§ **Dataset content**:
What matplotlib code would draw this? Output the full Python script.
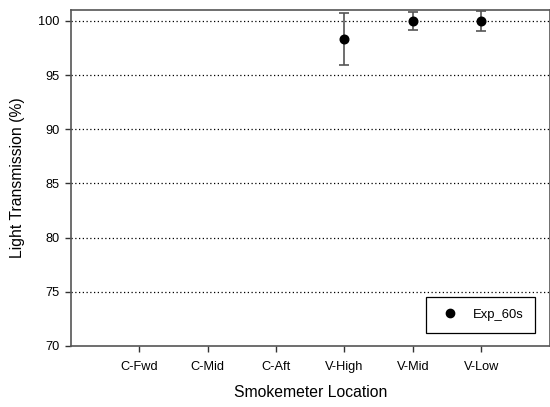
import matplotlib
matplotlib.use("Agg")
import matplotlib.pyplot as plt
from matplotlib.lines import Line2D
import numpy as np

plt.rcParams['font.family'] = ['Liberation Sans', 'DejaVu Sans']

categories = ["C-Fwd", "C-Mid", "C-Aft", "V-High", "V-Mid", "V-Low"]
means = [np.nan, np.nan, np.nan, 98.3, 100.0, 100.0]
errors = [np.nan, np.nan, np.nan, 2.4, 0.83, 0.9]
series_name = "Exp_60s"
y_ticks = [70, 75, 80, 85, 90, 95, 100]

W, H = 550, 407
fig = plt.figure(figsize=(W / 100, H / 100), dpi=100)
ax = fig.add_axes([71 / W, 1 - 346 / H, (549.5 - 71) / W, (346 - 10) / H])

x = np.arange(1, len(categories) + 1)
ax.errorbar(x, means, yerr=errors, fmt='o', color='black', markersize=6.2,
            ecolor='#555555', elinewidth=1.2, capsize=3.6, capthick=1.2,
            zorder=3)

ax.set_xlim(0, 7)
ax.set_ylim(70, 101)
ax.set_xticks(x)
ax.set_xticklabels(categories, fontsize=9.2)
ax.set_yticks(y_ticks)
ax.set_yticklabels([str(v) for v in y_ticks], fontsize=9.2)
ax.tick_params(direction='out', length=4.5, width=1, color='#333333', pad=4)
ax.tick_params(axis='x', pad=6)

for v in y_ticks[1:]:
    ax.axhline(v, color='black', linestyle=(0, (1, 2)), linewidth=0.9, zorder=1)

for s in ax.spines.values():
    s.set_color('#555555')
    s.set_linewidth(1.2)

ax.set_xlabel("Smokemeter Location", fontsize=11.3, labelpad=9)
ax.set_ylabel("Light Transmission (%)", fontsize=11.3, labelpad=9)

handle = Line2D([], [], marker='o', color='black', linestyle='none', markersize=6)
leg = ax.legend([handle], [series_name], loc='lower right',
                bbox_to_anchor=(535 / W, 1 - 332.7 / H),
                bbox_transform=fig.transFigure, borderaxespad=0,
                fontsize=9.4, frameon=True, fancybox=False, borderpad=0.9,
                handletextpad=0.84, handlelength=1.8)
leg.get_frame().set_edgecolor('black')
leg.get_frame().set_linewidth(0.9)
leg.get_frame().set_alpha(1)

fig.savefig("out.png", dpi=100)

§ **Written problem**: Starting at the top of the listing above, reproduce each line up to and including the one with "plt.rcParams['font.family'] = ['Liberation"; omit the pictures.

§ **Solution**:
What matplotlib code would draw this? Output the full Python script.
import matplotlib
matplotlib.use("Agg")
import matplotlib.pyplot as plt
from matplotlib.lines import Line2D
import numpy as np

plt.rcParams['font.family'] = ['Liberation Sans', 'DejaVu Sans']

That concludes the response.